• WHAT TO PRODUCE:
Include the line containing "0, 0, -1, -1, -1];" and all lines before it, repeated exactly from the listing below, without pictures.
>> START
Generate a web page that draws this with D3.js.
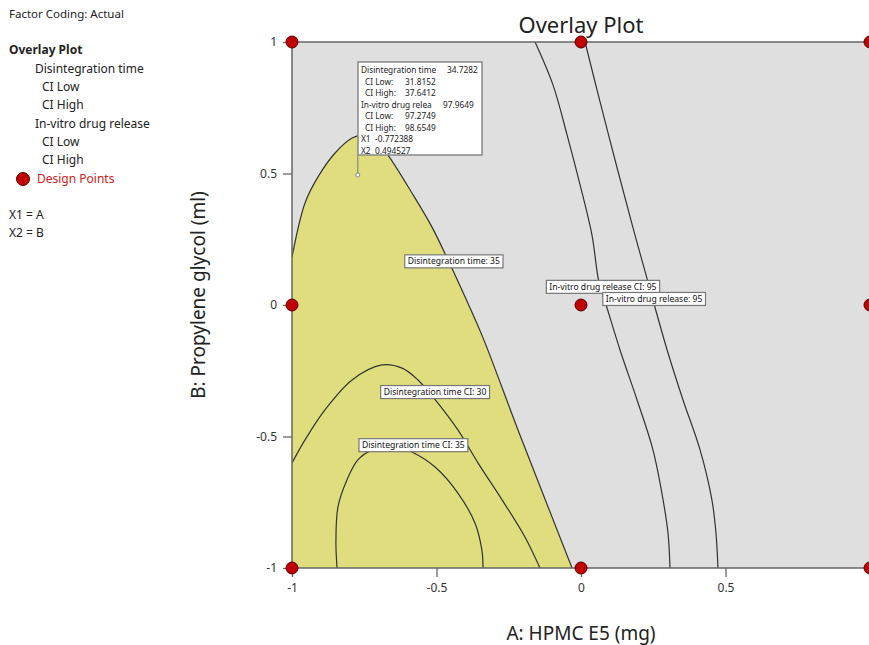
<!DOCTYPE html>
<html><head><meta charset="utf-8">
<script src="https://cdn.jsdelivr.net/npm/d3@7"></script>
<style>
html,body{margin:0;padding:0;background:#fff;overflow:hidden}
text{font-family:"Noto Sans","Open Sans",sans-serif}
</style></head>
<body><svg id="c" width="869" height="645"></svg>
<script>
// ---- data (coded factor units) ----
const xTicks = [-1, -0.5, 0, 0.5];
const yTicks = [-1, -0.5, 0, 0.5, 1];
const designX = [-1, 0, 1, -1, 0, 1, -1, 0, 1];
const designY = [1, 1, 1, 0, 0, 0, -1, -1, -1];

// Disintegration time = 35 contour (boundary of yellow region)
const dtMeanX = [-1.0, -0.955, -0.910, -0.851, -0.792, -0.760, -0.723, -0.696, -0.668, -0.585, -0.516, -0.460, -0.401, -0.339, -0.218, -0.031];
const dtMeanY = [0.182, 0.388, 0.487, 0.578, 0.635, 0.645, 0.627, 0.605, 0.570, 0.426, 0.297, 0.171, 0.030, -0.125, -0.475, -1.0];
// Disintegration time CI: 30
const dtCI30X = [-1.0, -0.955, -0.886, -0.792, -0.689, -0.619, -0.564, -0.495, -0.426, -0.356, -0.273, -0.194, -0.142];
const dtCI30Y = [-0.601, -0.513, -0.399, -0.285, -0.228, -0.240, -0.285, -0.373, -0.475, -0.601, -0.741, -0.882, -1.0];
// Disintegration time CI: 35
const dtCI35X = [-0.844, -0.848, -0.841, -0.810, -0.772, -0.723, -0.654, -0.585, -0.505, -0.426, -0.367, -0.343, -0.339];
const dtCI35Y = [-1.0, -0.905, -0.768, -0.665, -0.589, -0.551, -0.532, -0.559, -0.616, -0.715, -0.829, -0.932, -1.0];
// In-vitro drug release CI: 95
const drCI95X = [-0.159, -0.097, -0.048, -0.003, 0.038, 0.062, 0.087, 0.135, 0.194, 0.249, 0.284, 0.301, 0.308];
const drCI95Y = [1.0, 0.837, 0.646, 0.456, 0.266, 0.087, 0.0, -0.171, -0.361, -0.551, -0.741, -0.867, -1.0];
// In-vitro drug release: 95
const drMeanX = [0.014, 0.066, 0.125, 0.180, 0.232, 0.249, 0.298, 0.353, 0.412, 0.453, 0.467, 0.474];
const drMeanY = [1.0, 0.772, 0.521, 0.293, 0.087, 0.019, -0.171, -0.361, -0.551, -0.741, -0.867, -1.0];

const legendItems = ["Disintegration time", "CI Low", "CI High", "In-vitro drug release", "CI Low", "CI High"];
const tooltipLabels = ["Disintegration time", "CI Low:", "CI High:", "In-vitro drug relea", "CI Low:", "CI High:", "X1", "X2"];
const tooltipValues = ["34.7282", "31.8152", "37.6412", "97.9649", "97.2749", "98.6549", "-0.772388", "0.494527"];
const flagX = -0.772388, flagY = 0.494527;

// ---- layout ----
const svg = d3.select("#c");
const x = d3.scaleLinear().domain([-1, 1]).range([292, 870]);
const y = d3.scaleLinear().domain([-1, 1]).range([568, 42]);
const zip = (xs, ys) => xs.map((v, i) => [v, ys[i]]);
const line = d3.line().x(d => x(d[0])).y(d => y(d[1])).curve(d3.curveCatmullRom.alpha(0.5));

svg.append("defs").append("clipPath").attr("id", "pc")
  .append("rect").attr("x", x(-1)).attr("y", y(1)).attr("width", x(1) - x(-1)).attr("height", y(-1) - y(1));

svg.append("rect").attr("x", x(-1)).attr("y", y(1)).attr("width", x(1) - x(-1)).attr("height", y(-1) - y(1))
  .attr("fill", "#dfdfdf");

const g = svg.append("g").attr("clip-path", "url(#pc)");
const meanPts = zip(dtMeanX, dtMeanY);
const regionPath = line(meanPts) + "L" + x(-1) + "," + y(-1) + "Z";
g.append("path").attr("d", regionPath).attr("fill", "#dfdd7e").attr("stroke", "none");

const curveStyle = p => p.attr("fill", "none").attr("stroke", "#333").attr("stroke-width", 1.2);
[meanPts, zip(dtCI30X, dtCI30Y), zip(dtCI35X, dtCI35Y), zip(drCI95X, drCI95Y), zip(drMeanX, drMeanY)]
  .forEach(pts => g.append("path").attr("d", line(pts)).call(curveStyle));

// frame lines
svg.append("line").attr("x1", x(-1)).attr("x2", x(1)).attr("y1", y(1)).attr("y2", y(1)).attr("stroke", "#666").attr("stroke-width", 1.5);
svg.append("line").attr("x1", x(-1)).attr("x2", x(1)).attr("y1", y(-1)).attr("y2", y(-1)).attr("stroke", "#666").attr("stroke-width", 1.5);
svg.append("line").attr("x1", x(-1)).attr("x2", x(-1)).attr("y1", y(1)).attr("y2", y(-1)).attr("stroke", "#666").attr("stroke-width", 1.5);

// axes
const fmt = d => String(d);
const xAxis = svg.append("g").attr("transform", `translate(0,${y(-1)})`)
  .call(d3.axisBottom(x).tickValues(xTicks).tickSize(9).tickPadding(6).tickFormat(fmt));
const yAxis = svg.append("g").attr("transform", `translate(${x(-1)},0)`)
  .call(d3.axisLeft(y).tickValues(yTicks).tickSize(9).tickPadding(6).tickFormat(fmt));
[xAxis, yAxis].forEach(a => {
  a.select(".domain").remove();
  a.selectAll(".tick line").attr("stroke", "#666").attr("stroke-width", 1.3);
  a.selectAll(".tick text").attr("fill", "#333").style("font-size", "12px").style("font-family", "'Noto Sans',sans-serif");
});
// tick mark at x = 1 (label falls outside the window)
xAxis.append("line").attr("x1", x(1)).attr("x2", x(1)).attr("y1", 0).attr("y2", 9).attr("stroke", "#666").attr("stroke-width", 1.3);

// contour labels
function boxLabel(cx, cy, txt) {
  const t = svg.append("text").attr("x", cx).attr("y", cy).attr("text-anchor", "middle")
    .attr("dominant-baseline", "central").style("font-size", "8.6px").attr("fill", "#111").text(txt);
  const bb = t.node().getBBox();
  svg.insert("rect", () => t.node()).attr("x", bb.x - 3).attr("y", bb.y - 0.5).attr("width", bb.width + 6).attr("height", bb.height + 1)
    .attr("fill", "#fff").attr("stroke", "#777").attr("stroke-width", 1.2);
}
boxLabel(x(-0.44), y(0.166), "Disintegration time: 35");
boxLabel(x(0.076), y(0.069), "In-vitro drug release CI: 95");
boxLabel(x(0.253), y(0.023), "In-vitro drug release: 95");
boxLabel(x(-0.505), y(-0.331), "Disintegration time CI: 30");
boxLabel(x(-0.58), y(-0.533), "Disintegration time CI: 35");

// flag (tooltip)
svg.append("line").attr("x1", x(flagX)).attr("x2", x(flagX)).attr("y1", y(flagY)).attr("y2", 155).attr("stroke", "#888").attr("stroke-width", 1.2);
svg.append("circle").attr("cx", x(flagX)).attr("cy", y(flagY)).attr("r", 2).attr("fill", "#fff").attr("stroke", "#888");
svg.append("rect").attr("x", 358).attr("y", 62).attr("width", 124).attr("height", 93).attr("fill", "#fff").attr("stroke", "#888").attr("stroke-width", 1.5);
const tt = svg.append("g").style("font-size", "8.3px").attr("fill", "#222");
const valPos = [447, 405, 405, 443, 405, 405, 375, 375];
tooltipLabels.forEach((l, i) => {
  const indent = (l.startsWith("CI")) ? 4 : 0;
  tt.append("text").attr("x", 361 + indent).attr("y", 73 + i * 11.5).text(l);
  tt.append("text").attr("x", valPos[i]).attr("y", 73 + i * 11.5).text(tooltipValues[i]);
});

// design points
svg.append("g").selectAll("circle").data(designX.map((v, i) => [v, designY[i]])).join("circle")
  .attr("cx", d => x(d[0])).attr("cy", d => y(d[1])).attr("r", 6)
  .attr("fill", "#c00000").attr("stroke", "#5a0000").attr("stroke-width", 1);

// titles
svg.append("text").attr("x", 581).attr("y", 33).attr("text-anchor", "middle").style("font-size", "22px").attr("fill", "#222").text("Overlay Plot");
svg.append("text").attr("x", 581).attr("y", 640).attr("text-anchor", "middle").style("font-size", "19px").attr("fill", "#222").text("A: HPMC E5 (mg)");
svg.append("text").attr("transform", "translate(205,295) rotate(-90)").attr("text-anchor", "middle").style("font-size", "19px").attr("fill", "#222").text("B: Propylene glycol (ml)");

// left legend
const lg = svg.append("g").style("font-size", "12px").attr("fill", "#222");
lg.append("text").attr("x", 9).attr("y", 18).style("font-size", "11.5px").text("Factor Coding: Actual");
lg.append("text").attr("x", 9).attr("y", 54).style("font-weight", "bold").text("Overlay Plot");
const lx = [35, 42, 42, 35, 42, 42];
legendItems.forEach((t, i) => lg.append("text").attr("x", lx[i]).attr("y", 73 + i * 18.2).text(t));
lg.append("circle").attr("cx", 23).attr("cy", 179).attr("r", 6.5).attr("fill", "#c00000").attr("stroke", "#5a0000");
lg.append("text").attr("x", 37).attr("y", 183).attr("fill", "#d02020").text("Design Points");
lg.append("text").attr("x", 9).attr("y", 219).text("X1 = A");
lg.append("text").attr("x", 9).attr("y", 237).text("X2 = B");
</script></body></html>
>> END
• COMPLETE OUTPUT:
Generate a web page that draws this with D3.js.
<!DOCTYPE html>
<html><head><meta charset="utf-8">
<script src="https://cdn.jsdelivr.net/npm/d3@7"></script>
<style>
html,body{margin:0;padding:0;background:#fff;overflow:hidden}
text{font-family:"Noto Sans","Open Sans",sans-serif}
</style></head>
<body><svg id="c" width="869" height="645"></svg>
<script>
// ---- data (coded factor units) ----
const xTicks = [-1, -0.5, 0, 0.5];
const yTicks = [-1, -0.5, 0, 0.5, 1];
const designX = [-1, 0, 1, -1, 0, 1, -1, 0, 1];
const designY = [1, 1, 1, 0, 0, 0, -1, -1, -1];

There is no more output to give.